Other Food-Borne Illnesses
Precautions to prevent seafood poisoning may be needed.
Insect- and Arthropod-Borne Diseases
Other Disease and Health Risks
The material below includes information from the U.S. Department of State (DOS), U.K. Foreign & Commonwealth Office (FCO), Global Affairs Canada (GAC), and Australia's Department of Foreign Affairs and Trade (DFAT), as well as from additional open-source material. Standard safety precautions that apply to all international travel can be found in the Library article Safety and Security.
Risk of attack by transnational terrorist groups exists throughout the country. Targets may include domestic and international organizations and businesses; public places and events, including those frequented by tourists; and transportation systems.
From 2014 through 2018, isolated attacks have occurred throughout the country.
Low risk of violent crime (sexual assault and assault) exists throughout the country.

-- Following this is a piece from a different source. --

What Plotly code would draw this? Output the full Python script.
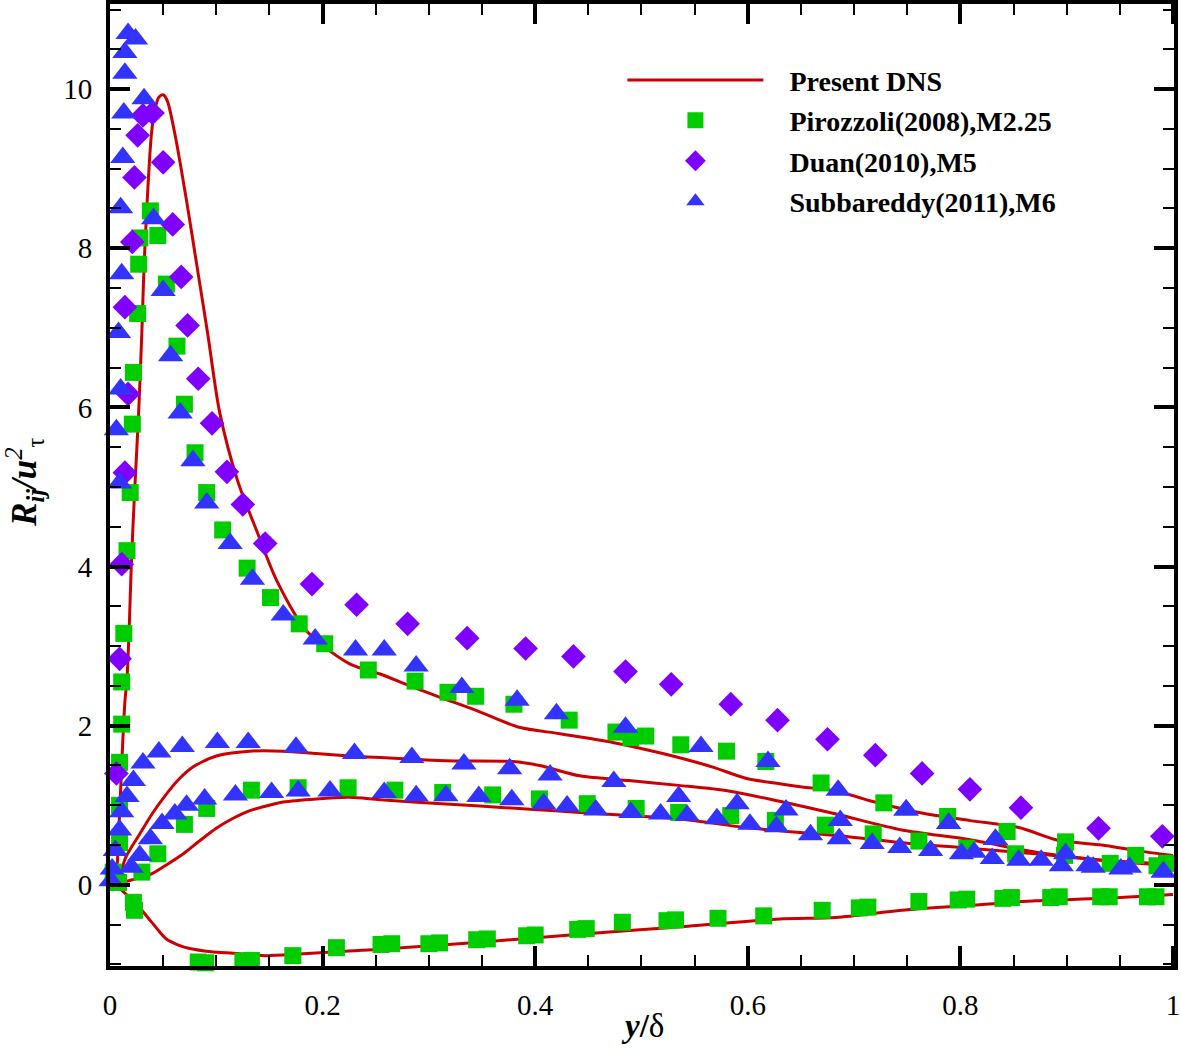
import plotly.graph_objects as go

# ---------------- Present DNS (red lines) ----------------
r11_x = [0.006, 0.008, 0.010, 0.012, 0.014, 0.016, 0.018, 0.020, 0.023, 0.027, 0.030, 0.032, 0.035, 0.039,
         0.042, 0.046, 0.050, 0.054, 0.061, 0.072, 0.082, 0.092, 0.103, 0.120, 0.138, 0.157, 0.185, 0.225,
         0.254, 0.282, 0.310, 0.345, 0.385, 0.423, 0.473, 0.520, 0.567, 0.598, 0.630, 0.651, 0.683, 0.714,
         0.761, 0.808, 0.855, 0.892, 0.933, 0.965, 1.000]
r11_y = [0.00, 0.60, 1.20, 1.80, 2.30, 2.60, 3.20, 4.00, 4.90, 5.95, 6.96, 7.76, 8.60, 9.44,
         9.73, 9.90, 9.93, 9.85, 9.44, 8.60, 7.76, 6.92, 5.95, 5.08, 4.45, 3.82, 3.19, 2.78,
         2.65, 2.50, 2.36, 2.19, 1.98, 1.90, 1.79, 1.65, 1.48, 1.34, 1.27, 1.23, 1.18, 1.06,
         0.91, 0.81, 0.72, 0.56, 0.50, 0.43, 0.37]

r22_x = [0.006, 0.010, 0.015, 0.028, 0.040, 0.053, 0.065, 0.078, 0.100, 0.131, 0.163, 0.194, 0.225,
         0.254, 0.316, 0.379, 0.404, 0.442, 0.488, 0.535, 0.582, 0.630, 0.683, 0.745, 0.808, 0.871,
         0.933, 1.000]
r22_y = [0.02, 0.15, 0.35, 0.64, 0.90, 1.14, 1.33, 1.48, 1.62, 1.68, 1.68, 1.65, 1.62,
         1.60, 1.56, 1.55, 1.50, 1.37, 1.31, 1.25, 1.18, 1.05, 0.89, 0.69, 0.57, 0.41,
         0.31, 0.26]

r33_x = [0.006, 0.012, 0.020, 0.038, 0.053, 0.069, 0.085, 0.100, 0.115, 0.131, 0.147, 0.163, 0.194,
         0.225, 0.254, 0.300, 0.348, 0.395, 0.442, 0.488, 0.535, 0.598, 0.630, 0.683, 0.745, 0.808,
         0.871, 0.933, 1.000]
r33_y = [0.00, 0.03, 0.06, 0.13, 0.25, 0.39, 0.56, 0.71, 0.83, 0.93, 0.99, 1.04, 1.08,
         1.10, 1.07, 1.03, 0.99, 0.95, 0.91, 0.87, 0.83, 0.72, 0.68, 0.62, 0.53, 0.46,
         0.39, 0.31, 0.24]

r12_x = [0.006, 0.012, 0.022, 0.030, 0.038, 0.046, 0.053, 0.065, 0.075, 0.095, 0.116, 0.147, 0.178,
         0.225, 0.254, 0.348, 0.442, 0.535, 0.630, 0.683, 0.745, 0.808, 0.871, 0.933, 1.000]
r12_y = [0.00, -0.08, -0.20, -0.32, -0.45, -0.58, -0.68, -0.76, -0.80, -0.84, -0.86, -0.89, -0.87,
         -0.83, -0.81, -0.72, -0.62, -0.53, -0.43, -0.41, -0.32, -0.26, -0.20, -0.17, -0.12]

# ---------------- Pirozzoli (2008), M2.25 ----------------
pir_x = [0.009, 0.009, 0.009, 0.011, 0.011, 0.013, 0.016, 0.019, 0.021, 0.022, 0.026, 0.027, 0.028,
         0.038, 0.045, 0.053, 0.063, 0.070, 0.080, 0.091, 0.106, 0.129, 0.151, 0.178, 0.202, 0.243,
         0.287, 0.318, 0.344, 0.380, 0.432, 0.476, 0.490, 0.504, 0.537, 0.580, 0.617, 0.669, 0.728,
         0.788, 0.844, 0.899, 0.965, 0.994,
         0.003, 0.008, 0.030, 0.045, 0.070, 0.091, 0.133, 0.177, 0.224, 0.268, 0.313, 0.360, 0.404,
         0.449, 0.495, 0.535, 0.584, 0.626, 0.673, 0.718, 0.761, 0.806, 0.852, 0.898, 0.941, 0.985,
         0.022, 0.023, 0.083, 0.090, 0.125, 0.133, 0.172, 0.213, 0.255, 0.265, 0.300, 0.310, 0.345,
         0.355, 0.392, 0.400, 0.440, 0.448, 0.482, 0.524, 0.532, 0.572, 0.615, 0.670, 0.705, 0.713,
         0.761, 0.798, 0.806, 0.840, 0.848, 0.885, 0.893, 0.932, 0.940, 0.976, 0.984]
pir_y = [0.53, 1.00, 1.54, 2.02, 2.55, 3.16, 4.20, 4.93, 5.79, 6.44, 7.18, 7.80, 8.13,
         8.47, 8.16, 7.55, 6.77, 6.04, 5.43, 4.93, 4.46, 3.98, 3.61, 3.28, 3.03, 2.70,
         2.56, 2.42, 2.37, 2.27, 2.07, 1.92, 1.85, 1.87, 1.76, 1.68, 1.55, 1.28, 1.03,
         0.86, 0.67, 0.54, 0.37, 0.27,
         0.16, 0.03, 0.16, 0.39, 0.76, 0.96, 1.19, 1.22, 1.22, 1.19, 1.16, 1.13, 1.08,
         1.02, 0.96, 0.91, 0.87, 0.81, 0.75, 0.64, 0.55, 0.46, 0.39, 0.37, 0.27, 0.24,
         -0.22, -0.32, -0.97, -0.98, -0.96, -0.95, -0.89, -0.79, -0.75, -0.74, -0.74, -0.73, -0.69,
         -0.68, -0.64, -0.63, -0.56, -0.55, -0.47, -0.45, -0.44, -0.42, -0.39, -0.32, -0.29, -0.28,
         -0.21, -0.19, -0.18, -0.17, -0.16, -0.16, -0.15, -0.15, -0.15, -0.15, -0.15]

# ---------------- Duan (2010), M5 ----------------
duan_x = [0.006, 0.009, 0.011, 0.014, 0.017, 0.014, 0.021, 0.023, 0.026, 0.031, 0.040, 0.050, 0.059,
          0.067, 0.073, 0.083, 0.096, 0.110, 0.125, 0.146, 0.190, 0.232, 0.280, 0.336, 0.391, 0.436,
          0.485, 0.528, 0.584, 0.628, 0.675, 0.720, 0.764, 0.809, 0.857, 0.930, 0.990]
duan_y = [1.40, 2.84, 4.03, 5.18, 6.17, 7.26, 8.08, 8.89, 9.42, 9.67, 9.70, 9.08, 8.30,
          7.64, 7.03, 6.36, 5.80, 5.19, 4.78, 4.29, 3.78, 3.52, 3.28, 3.10, 2.97, 2.87,
          2.68, 2.52, 2.27, 2.07, 1.83, 1.63, 1.40, 1.20, 0.97, 0.71, 0.61]

# ---------------- Subbareddy (2011), M6 ----------------
sub_x = [0.001, 0.005, 0.009, 0.011, 0.016, 0.022, 0.031, 0.046, 0.068, 0.101, 0.130, 0.175, 0.230,
         0.284, 0.333, 0.376, 0.414, 0.474, 0.535, 0.590, 0.636, 0.687, 0.749, 0.789, 0.833, 0.876,
         0.920, 0.959,
         0.002, 0.020, 0.028, 0.038, 0.049, 0.061, 0.072, 0.089, 0.118, 0.152, 0.177, 0.207, 0.258,
         0.288, 0.316, 0.347, 0.378, 0.408, 0.430, 0.457, 0.490, 0.518, 0.543, 0.571, 0.602, 0.627,
         0.659, 0.686, 0.717, 0.743, 0.772, 0.801, 0.813, 0.830, 0.855, 0.895, 0.925, 0.951, 0.991,
         0.006, 0.009, 0.010, 0.008, 0.011, 0.010, 0.012, 0.013, 0.014, 0.014, 0.017, 0.024, 0.032,
         0.041, 0.050, 0.057, 0.066, 0.078, 0.091, 0.113, 0.134, 0.163, 0.193, 0.231, 0.258, 0.288,
         0.331, 0.383, 0.420, 0.485, 0.556, 0.619, 0.685, 0.749, 0.789, 0.833, 0.899, 0.991]
sub_y = [0.05, 0.43, 0.69, 0.92, 1.11, 1.31, 1.53, 1.67, 1.74, 1.79, 1.79, 1.73, 1.65,
         1.60, 1.52, 1.46, 1.38, 1.30, 1.11, 1.02, 0.94, 0.81, 0.94, 0.77, 0.57, 0.31,
         0.24, 0.22,
         0.20, 0.22, 0.37, 0.58, 0.77, 0.89, 1.00, 1.08, 1.13, 1.16, 1.18, 1.18, 1.16,
         1.12, 1.12, 1.11, 1.07, 1.02, 0.99, 0.94, 0.91, 0.89, 0.87, 0.83, 0.76, 0.73,
         0.63, 0.58, 0.52, 0.47, 0.43, 0.39, 0.41, 0.33, 0.31, 0.24, 0.22, 0.20, 0.16,
         5.72, 5.05, 6.23, 6.94, 7.68, 8.51, 9.14, 9.70, 10.20, 10.46, 10.70, 10.63, 9.88,
         8.37, 7.47, 6.65, 5.93, 5.33, 4.80, 4.29, 3.84, 3.39, 3.09, 2.95, 2.95, 2.75,
         2.48, 2.32, 2.15, 1.98, 1.74, 1.55, 1.19, 0.94, 0.77, 0.57, 0.39, 0.16]

# ---------------- axes ----------------
x_ticks = [0, 0.2, 0.4, 0.6, 0.8, 1.0]
x_labels = ["0", "0.2", "0.4", "0.6", "0.8", "1"]
y_ticks = [0, 2, 4, 6, 8, 10]
y_labels = ["0", "2", "4", "6", "8", "10"]

RED = "#CC0000"
GREEN = "#00CC00"
VIOLET = "#7F00FF"
BLUE = "#3333FF"
SERIF = "Liberation Serif, Times New Roman, serif"
PAD = "\u00a0\u00a0\u00a0"

fig = go.Figure()
for i, (xs, ys) in enumerate([(r11_x, r11_y), (r22_x, r22_y), (r33_x, r33_y), (r12_x, r12_y)]):
    fig.add_trace(go.Scatter(
        x=xs, y=ys, mode="lines", name=PAD + "Present DNS",
        line=dict(color=RED, width=3, shape="spline", smoothing=0.8),
        legendgroup="dns", showlegend=(i == 0), cliponaxis=True))

fig.add_trace(go.Scatter(
    x=pir_x, y=pir_y, mode="markers", name=PAD + "Pirozzoli(2008),M2.25",
    marker=dict(symbol="square", size=17, color=GREEN, line=dict(width=0)),
    legendgroup="pir", cliponaxis=False))
fig.add_trace(go.Scatter(
    x=duan_x, y=duan_y, mode="markers", name=PAD + "Duan(2010),M5",
    marker=dict(symbol="diamond", size=19, color=VIOLET, line=dict(width=0)),
    legendgroup="duan", cliponaxis=False))
fig.add_trace(go.Scatter(
    x=sub_x, y=sub_y, mode="markers", name=PAD + "Subbareddy(2011),M6",
    marker=dict(symbol="triangle-up", size=22, color=BLUE, line=dict(width=0)),
    legendgroup="sub", cliponaxis=False))

axis_common = dict(
    showline=True, linecolor="black", linewidth=4, mirror="allticks",
    ticks="inside", ticklen=20, tickwidth=4, tickcolor="black",
    showgrid=False, zeroline=False, automargin=False,
    tickfont=dict(family=SERIF, size=29, color="black"),
)

fig.update_xaxes(
    range=[0, 1.001], tickmode="array", tickvals=x_ticks, ticktext=x_labels,
    minor=dict(dtick=0.05, ticks="inside", ticklen=11, tickwidth=1.5, tickcolor="black"),
    ticklabelstandoff=10,
    **axis_common)
fig.update_yaxes(
    range=[-1.02, 11.07], tickmode="array", tickvals=y_ticks, ticktext=y_labels,
    minor=dict(dtick=0.5, ticks="inside", ticklen=11, tickwidth=1.5, tickcolor="black"),
    ticklabelstandoff=8,
    **axis_common)

fig.add_annotation(
    text="<b><i>y</i>/</b>δ", xref="paper", yref="paper", x=0.5, y=-0.062,
    xanchor="center", yanchor="middle", showarrow=False,
    font=dict(family=SERIF, size=33, color="black"))
fig.add_annotation(
    text="<b><i>R<sub>ij</sub>/u</i></b><sup><i>2</i></sup><sub>τ</sub>",
    xref="paper", yref="paper", x=-0.081, y=0.503, textangle=-90,
    xanchor="center", yanchor="middle", showarrow=False,
    font=dict(family=SERIF, size=35, color="black"))

fig.update_layout(
    width=1181, height=1049,
    margin=dict(l=110, r=7, t=4, b=83),
    plot_bgcolor="white", paper_bgcolor="white",
    legend=dict(
        x=0.4816, y=0.9467, xanchor="left", yanchor="top",
        font=dict(family=SERIF, size=28, color="black", weight="bold"),
        bgcolor="rgba(0,0,0,0)", itemwidth=136, tracegroupgap=1,
        itemsizing="trace",
    ),
)

fig.write_html("out.html", config={"displayModeBar": False},
               post_script="document.body.style.margin='0';document.body.style.overflow='hidden';")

Moderate risk of petty crime exists, especially in Sydney (particularly in areas in and around Kings Cross, downtown George Street, Darling Harbour, Bondi Beach, The Rocks, Hyde Park, and Centennial Park) and other cities throughout the country (including areas frequented by tourists).
Theft of valuables from unattended vehicles and accommodations is common.

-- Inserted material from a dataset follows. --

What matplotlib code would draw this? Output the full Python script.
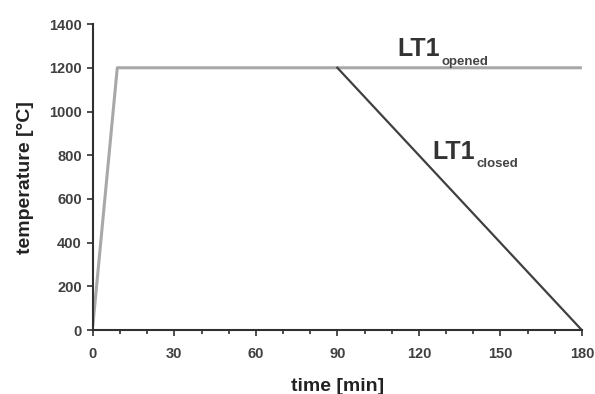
import matplotlib
matplotlib.use("Agg")
import matplotlib.pyplot as plt
from matplotlib.ticker import MultipleLocator

# data
time_opened = [0, 9, 180]
temp_opened = [20, 1200, 1200]
time_closed = [90, 180]
temp_closed = [1200, 0]

plt.rcParams['font.family'] = ['Liberation Sans', 'DejaVu Sans']
plt.rcParams['font.weight'] = 'bold'

fig = plt.figure(figsize=(5.95, 3.94), dpi=100)
ax = fig.add_axes([0.156, 0.162, 0.822, 0.777])

ax.plot(time_opened, temp_opened, color='#a8a8a8', lw=2.2, solid_capstyle='butt')
ax.plot(time_closed, temp_closed, color='#404040', lw=1.6)

ax.set_xlim(0, 180)
ax.set_ylim(0, 1400)
ax.set_xticks([0, 30, 60, 90, 120, 150, 180])
ax.xaxis.set_minor_locator(MultipleLocator(10))
ax.set_yticks(range(0, 1401, 200))

for s in ['top', 'right']:
    ax.spines[s].set_visible(False)
for s in ['left', 'bottom']:
    ax.spines[s].set_color('#303030')
    ax.spines[s].set_linewidth(1.5)

ax.tick_params(which='major', length=4, width=1.2, color='#303030',
               labelsize=10.5, labelcolor='#404040', pad=4)
ax.tick_params(axis='x', which='major', pad=8)
ax.tick_params(which='minor', length=3, width=1.2, color='#303030')

ax.set_xlabel('time [min]', fontsize=14, fontweight='bold', color='#222222', labelpad=12)
ax.set_ylabel('temperature [°C]', fontsize=14, fontweight='bold', color='#222222', labelpad=11)

# curve labels with small subscripts
t1 = ax.text(112, 1252, 'LT1', fontsize=18, fontweight='bold', color='#333333')
ax.annotate('opened', xy=(1, 0), xycoords=t1, xytext=(1, -5),
            textcoords='offset points', fontsize=9.5, fontweight='bold',
            color='#444444', va='bottom')
t2 = ax.text(125, 785, 'LT1', fontsize=18, fontweight='bold', color='#333333')
ax.annotate('closed', xy=(1, 0), xycoords=t2, xytext=(1, -5),
            textcoords='offset points', fontsize=9.5, fontweight='bold',
            color='#444444', va='bottom')

fig.savefig('out.png', dpi=100)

Scams involving time-share and property rental hoaxes have been reported.
Risk exists of robberies and/or assaults occurring after consuming intentionally drugged food or drink; tourists are frequently targeted.
Protests and demonstrations occur throughout the country and have the potential to turn violent without warning. Bystanders are at risk of harm from violence or from the response by authorities. Disruption to transportation may occur.

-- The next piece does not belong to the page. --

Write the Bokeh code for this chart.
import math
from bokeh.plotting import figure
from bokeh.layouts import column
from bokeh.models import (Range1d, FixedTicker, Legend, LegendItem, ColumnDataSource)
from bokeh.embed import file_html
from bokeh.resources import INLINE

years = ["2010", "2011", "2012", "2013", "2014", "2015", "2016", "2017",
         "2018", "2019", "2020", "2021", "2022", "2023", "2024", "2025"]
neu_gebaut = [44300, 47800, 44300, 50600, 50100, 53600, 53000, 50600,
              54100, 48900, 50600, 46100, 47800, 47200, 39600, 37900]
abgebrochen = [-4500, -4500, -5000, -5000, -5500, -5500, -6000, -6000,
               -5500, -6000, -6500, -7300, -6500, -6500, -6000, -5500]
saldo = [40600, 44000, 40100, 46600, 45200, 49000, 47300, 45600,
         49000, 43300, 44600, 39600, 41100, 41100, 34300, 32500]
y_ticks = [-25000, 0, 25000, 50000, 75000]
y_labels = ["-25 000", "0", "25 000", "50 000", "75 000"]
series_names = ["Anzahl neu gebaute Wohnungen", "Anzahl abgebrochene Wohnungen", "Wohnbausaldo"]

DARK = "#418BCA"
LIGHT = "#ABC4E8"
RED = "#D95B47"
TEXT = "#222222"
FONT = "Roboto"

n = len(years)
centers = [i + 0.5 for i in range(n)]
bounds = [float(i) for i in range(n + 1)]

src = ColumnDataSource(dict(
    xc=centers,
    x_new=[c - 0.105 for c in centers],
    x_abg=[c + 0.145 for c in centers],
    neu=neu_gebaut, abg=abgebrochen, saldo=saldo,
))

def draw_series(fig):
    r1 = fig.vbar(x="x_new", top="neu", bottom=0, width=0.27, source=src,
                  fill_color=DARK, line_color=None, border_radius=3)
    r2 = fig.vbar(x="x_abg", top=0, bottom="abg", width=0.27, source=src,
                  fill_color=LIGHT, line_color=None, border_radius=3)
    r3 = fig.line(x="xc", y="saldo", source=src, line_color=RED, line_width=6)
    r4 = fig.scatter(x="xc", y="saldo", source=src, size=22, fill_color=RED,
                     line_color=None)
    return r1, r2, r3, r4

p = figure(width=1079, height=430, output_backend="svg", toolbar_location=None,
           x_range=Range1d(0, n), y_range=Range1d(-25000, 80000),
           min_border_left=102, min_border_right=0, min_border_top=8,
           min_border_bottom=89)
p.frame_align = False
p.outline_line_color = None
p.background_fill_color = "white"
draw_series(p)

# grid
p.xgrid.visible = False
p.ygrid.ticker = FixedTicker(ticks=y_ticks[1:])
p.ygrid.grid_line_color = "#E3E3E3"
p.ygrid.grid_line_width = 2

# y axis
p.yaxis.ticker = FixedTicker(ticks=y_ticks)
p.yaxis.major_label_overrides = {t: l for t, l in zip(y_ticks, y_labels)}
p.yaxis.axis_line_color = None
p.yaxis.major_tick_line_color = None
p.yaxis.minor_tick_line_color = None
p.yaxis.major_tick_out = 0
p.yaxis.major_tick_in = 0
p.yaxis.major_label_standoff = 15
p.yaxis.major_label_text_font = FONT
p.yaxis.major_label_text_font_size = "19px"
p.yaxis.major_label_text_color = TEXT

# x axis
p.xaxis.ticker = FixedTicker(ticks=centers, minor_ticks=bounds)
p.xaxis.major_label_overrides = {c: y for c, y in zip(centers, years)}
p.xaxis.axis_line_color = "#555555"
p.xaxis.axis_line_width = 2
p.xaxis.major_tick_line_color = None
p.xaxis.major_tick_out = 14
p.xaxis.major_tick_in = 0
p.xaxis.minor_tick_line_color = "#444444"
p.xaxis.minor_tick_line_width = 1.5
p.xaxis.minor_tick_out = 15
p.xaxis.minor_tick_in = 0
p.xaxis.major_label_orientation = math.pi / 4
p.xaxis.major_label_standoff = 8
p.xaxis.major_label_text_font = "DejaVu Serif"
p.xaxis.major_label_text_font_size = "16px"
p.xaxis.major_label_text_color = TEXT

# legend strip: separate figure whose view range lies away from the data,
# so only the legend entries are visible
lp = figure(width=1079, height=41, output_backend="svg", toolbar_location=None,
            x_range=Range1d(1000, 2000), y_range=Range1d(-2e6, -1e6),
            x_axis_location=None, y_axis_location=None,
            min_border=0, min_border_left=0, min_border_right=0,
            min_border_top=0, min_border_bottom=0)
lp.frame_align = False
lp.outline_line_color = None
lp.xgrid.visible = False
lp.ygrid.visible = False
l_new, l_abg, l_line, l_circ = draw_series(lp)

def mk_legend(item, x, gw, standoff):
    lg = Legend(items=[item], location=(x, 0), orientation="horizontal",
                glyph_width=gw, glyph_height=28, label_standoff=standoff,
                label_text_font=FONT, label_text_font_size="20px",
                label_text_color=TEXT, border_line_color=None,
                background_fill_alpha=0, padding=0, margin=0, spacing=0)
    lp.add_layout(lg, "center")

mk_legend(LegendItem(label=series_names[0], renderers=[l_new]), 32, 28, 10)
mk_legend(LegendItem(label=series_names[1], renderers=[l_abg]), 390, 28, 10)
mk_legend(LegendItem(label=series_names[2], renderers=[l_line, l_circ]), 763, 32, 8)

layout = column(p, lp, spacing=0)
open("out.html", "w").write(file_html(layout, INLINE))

A dangerous security environment may exist in remote areas of the interior; basic services may be limited or unavailable.
Hazardous water conditions (including currents, tides, and undertows) may occur, including at areas popular with tourists. Heed posted warnings and avoid beaches that are not patrolled. Do not swim alone or after dark and do not walk on any beach after dark.
Rent water sports equipment from reputable operators. Scuba dive only with personnel certified by PADI or NAUI and use equipment only from PADI- or NAUI-certified dive operators.
Other Safety Threats
Risk exists for fatal wildlife attacks from crocodiles in coastal and in-land waterways in northern tropical areas. Travelers should closely follow regulations from local authorities and always maintain a safe distance from wildlife.
Low risk of traffic-related injury or death exists. The road-traffic death rate is less than 7 per 100,000 population, the lowest risk category.
Traffic flows on the left-hand side of the road. Travelers (including drivers and pedestrians) accustomed to traffic moving on the opposite side should be vigilant when navigating traffic.
U.S. Federal Aviation Administration has determined that the civil aviation authority of this country oversees its air carriers in accordance with minimum international safety standards.
The cyclone season is from November through April, especially in Queensland State, Northern Territory, and Western Australia State. Floods, mudslides, and landslides may occur.
Bush fires occur during the dry season from April through October.
Selected Embassies or Consulates in Australia
- United States: [+61] 02-6214-5600; au.usembassy.gov
- Canada: [+61] 2-6270-4000; www.australia.gc.ca
- United Kingdom: [+61] 0-2-6270-6666; www.gov.uk/world/organisations/british-high-commission-canberra
Australia's Embassies or Consulates in Selected Countries
- In the U.S.: www.usa.embassy.gov.au
- In Canada: www.canada.highcommission.gov.au
- In the U.K.: www.uk.embassy.gov.au
HIV testing is required to obtain a work or residence visa. Hepatitis testing may be required to obtain a work or residence visa.